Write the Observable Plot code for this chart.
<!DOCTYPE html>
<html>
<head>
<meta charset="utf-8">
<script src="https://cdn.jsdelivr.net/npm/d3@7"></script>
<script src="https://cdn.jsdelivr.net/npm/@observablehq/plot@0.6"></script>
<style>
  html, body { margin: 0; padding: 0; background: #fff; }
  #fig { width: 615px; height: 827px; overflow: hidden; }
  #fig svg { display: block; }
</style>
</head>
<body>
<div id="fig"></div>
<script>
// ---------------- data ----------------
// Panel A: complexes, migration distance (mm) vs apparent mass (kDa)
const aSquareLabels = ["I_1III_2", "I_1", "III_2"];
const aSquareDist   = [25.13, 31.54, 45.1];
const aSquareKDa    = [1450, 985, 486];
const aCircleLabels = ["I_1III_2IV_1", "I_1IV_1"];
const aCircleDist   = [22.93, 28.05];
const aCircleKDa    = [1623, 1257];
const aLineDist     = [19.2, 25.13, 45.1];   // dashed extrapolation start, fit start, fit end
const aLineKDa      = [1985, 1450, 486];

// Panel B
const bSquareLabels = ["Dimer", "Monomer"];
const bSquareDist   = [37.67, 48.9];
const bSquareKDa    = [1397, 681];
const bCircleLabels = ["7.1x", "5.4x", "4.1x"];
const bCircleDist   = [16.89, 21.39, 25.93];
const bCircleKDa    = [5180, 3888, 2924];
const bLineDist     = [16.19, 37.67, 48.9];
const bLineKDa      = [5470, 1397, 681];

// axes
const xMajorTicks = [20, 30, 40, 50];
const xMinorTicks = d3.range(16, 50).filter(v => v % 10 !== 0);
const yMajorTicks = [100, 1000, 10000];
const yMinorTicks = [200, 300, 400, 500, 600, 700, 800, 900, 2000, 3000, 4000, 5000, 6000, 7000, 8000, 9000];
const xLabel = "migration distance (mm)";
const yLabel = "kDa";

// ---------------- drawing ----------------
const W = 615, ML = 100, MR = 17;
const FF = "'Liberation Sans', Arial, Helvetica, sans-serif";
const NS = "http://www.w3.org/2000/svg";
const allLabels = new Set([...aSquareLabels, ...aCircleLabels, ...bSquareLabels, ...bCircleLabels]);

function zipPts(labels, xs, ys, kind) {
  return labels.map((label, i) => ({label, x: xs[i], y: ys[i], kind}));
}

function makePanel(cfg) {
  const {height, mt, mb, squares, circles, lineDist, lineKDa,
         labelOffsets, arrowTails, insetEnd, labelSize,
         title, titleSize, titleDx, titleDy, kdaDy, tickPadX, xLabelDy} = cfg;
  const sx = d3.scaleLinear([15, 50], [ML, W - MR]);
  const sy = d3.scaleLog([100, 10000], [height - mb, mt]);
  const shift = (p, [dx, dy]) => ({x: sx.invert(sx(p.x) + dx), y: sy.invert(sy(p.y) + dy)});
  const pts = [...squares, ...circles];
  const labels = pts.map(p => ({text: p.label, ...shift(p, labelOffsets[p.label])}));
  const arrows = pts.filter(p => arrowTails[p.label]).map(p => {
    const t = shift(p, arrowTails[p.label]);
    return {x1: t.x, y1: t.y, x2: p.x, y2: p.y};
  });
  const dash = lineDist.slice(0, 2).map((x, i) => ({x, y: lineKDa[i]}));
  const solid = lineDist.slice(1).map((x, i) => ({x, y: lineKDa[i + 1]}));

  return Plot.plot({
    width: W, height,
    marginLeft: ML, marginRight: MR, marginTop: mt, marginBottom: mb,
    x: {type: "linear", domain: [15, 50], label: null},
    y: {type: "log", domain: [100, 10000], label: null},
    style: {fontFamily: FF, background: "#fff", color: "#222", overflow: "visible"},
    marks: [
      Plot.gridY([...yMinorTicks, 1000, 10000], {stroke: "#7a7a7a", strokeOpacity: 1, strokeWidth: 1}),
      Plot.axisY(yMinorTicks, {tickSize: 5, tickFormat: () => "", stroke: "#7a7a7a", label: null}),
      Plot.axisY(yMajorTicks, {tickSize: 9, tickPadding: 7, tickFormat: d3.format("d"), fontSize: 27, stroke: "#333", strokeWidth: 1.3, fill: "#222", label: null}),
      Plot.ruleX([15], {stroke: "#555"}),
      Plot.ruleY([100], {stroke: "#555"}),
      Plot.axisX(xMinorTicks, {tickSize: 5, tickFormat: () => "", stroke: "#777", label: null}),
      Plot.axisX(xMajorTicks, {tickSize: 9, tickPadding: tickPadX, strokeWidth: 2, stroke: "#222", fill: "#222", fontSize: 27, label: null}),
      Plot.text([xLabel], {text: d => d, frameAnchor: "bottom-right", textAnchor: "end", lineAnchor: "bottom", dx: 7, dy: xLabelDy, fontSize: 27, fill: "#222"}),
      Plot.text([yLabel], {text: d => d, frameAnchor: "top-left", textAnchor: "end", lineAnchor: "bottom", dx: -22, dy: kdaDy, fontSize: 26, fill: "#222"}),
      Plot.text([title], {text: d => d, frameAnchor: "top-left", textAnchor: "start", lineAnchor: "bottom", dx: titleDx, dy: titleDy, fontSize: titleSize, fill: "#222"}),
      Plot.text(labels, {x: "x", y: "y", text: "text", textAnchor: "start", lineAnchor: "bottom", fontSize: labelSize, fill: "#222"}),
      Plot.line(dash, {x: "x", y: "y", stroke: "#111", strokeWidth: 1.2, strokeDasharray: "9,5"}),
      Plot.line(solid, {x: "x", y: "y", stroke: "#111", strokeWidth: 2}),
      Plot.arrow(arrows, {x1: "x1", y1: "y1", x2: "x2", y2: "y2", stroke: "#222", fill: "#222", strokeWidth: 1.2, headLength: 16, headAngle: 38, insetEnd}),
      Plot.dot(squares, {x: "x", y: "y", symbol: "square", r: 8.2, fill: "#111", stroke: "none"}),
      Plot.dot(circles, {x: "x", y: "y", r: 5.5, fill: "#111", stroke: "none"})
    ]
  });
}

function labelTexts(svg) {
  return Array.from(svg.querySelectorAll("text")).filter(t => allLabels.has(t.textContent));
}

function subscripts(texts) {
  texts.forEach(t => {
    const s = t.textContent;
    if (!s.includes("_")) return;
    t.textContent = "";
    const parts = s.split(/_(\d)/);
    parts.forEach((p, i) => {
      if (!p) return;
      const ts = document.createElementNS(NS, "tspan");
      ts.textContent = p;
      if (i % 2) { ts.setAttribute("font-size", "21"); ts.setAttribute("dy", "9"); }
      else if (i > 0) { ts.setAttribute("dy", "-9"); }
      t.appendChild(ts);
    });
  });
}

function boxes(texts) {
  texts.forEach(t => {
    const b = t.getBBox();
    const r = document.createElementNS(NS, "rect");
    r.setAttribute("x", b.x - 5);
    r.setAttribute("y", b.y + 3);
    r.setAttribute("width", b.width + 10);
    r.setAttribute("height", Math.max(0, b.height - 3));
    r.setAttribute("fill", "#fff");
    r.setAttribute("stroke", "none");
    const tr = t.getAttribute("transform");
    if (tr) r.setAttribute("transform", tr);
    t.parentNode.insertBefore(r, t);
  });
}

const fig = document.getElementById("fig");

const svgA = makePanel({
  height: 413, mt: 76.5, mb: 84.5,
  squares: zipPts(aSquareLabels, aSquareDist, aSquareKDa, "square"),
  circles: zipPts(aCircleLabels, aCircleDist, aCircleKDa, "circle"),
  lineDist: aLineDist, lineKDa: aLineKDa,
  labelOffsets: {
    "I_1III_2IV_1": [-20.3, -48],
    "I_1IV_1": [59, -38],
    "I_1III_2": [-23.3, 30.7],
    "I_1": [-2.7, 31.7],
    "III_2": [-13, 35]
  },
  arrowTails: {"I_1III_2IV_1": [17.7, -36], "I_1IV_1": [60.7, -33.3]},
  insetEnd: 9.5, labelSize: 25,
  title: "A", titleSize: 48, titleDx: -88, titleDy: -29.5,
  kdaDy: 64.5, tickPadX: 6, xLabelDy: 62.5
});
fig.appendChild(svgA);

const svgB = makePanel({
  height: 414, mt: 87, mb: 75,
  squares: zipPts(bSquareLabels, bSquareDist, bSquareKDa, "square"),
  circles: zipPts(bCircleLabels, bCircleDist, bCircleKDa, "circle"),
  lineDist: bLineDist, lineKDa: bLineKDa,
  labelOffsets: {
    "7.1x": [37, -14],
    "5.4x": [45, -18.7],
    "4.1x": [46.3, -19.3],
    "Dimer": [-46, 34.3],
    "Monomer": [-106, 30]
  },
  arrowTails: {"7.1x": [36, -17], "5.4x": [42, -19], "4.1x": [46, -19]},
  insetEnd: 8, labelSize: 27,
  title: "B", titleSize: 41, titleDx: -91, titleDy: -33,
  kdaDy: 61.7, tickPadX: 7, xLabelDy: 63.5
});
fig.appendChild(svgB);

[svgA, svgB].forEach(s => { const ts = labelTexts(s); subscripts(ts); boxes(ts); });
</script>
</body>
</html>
###
PROBLEM DETAILS:
Write out exactly, please, the lines beginning at the start of the material and ending with the line that holds "[1985, 1450, 486];", both included.

TASK RESULT:
Write the Observable Plot code for this chart.
<!DOCTYPE html>
<html>
<head>
<meta charset="utf-8">
<script src="https://cdn.jsdelivr.net/npm/d3@7"></script>
<script src="https://cdn.jsdelivr.net/npm/@observablehq/plot@0.6"></script>
<style>
  html, body { margin: 0; padding: 0; background: #fff; }
  #fig { width: 615px; height: 827px; overflow: hidden; }
  #fig svg { display: block; }
</style>
</head>
<body>
<div id="fig"></div>
<script>
// ---------------- data ----------------
// Panel A: complexes, migration distance (mm) vs apparent mass (kDa)
const aSquareLabels = ["I_1III_2", "I_1", "III_2"];
const aSquareDist   = [25.13, 31.54, 45.1];
const aSquareKDa    = [1450, 985, 486];
const aCircleLabels = ["I_1III_2IV_1", "I_1IV_1"];
const aCircleDist   = [22.93, 28.05];
const aCircleKDa    = [1623, 1257];
const aLineDist     = [19.2, 25.13, 45.1];   // dashed extrapolation start, fit start, fit end
const aLineKDa      = [1985, 1450, 486];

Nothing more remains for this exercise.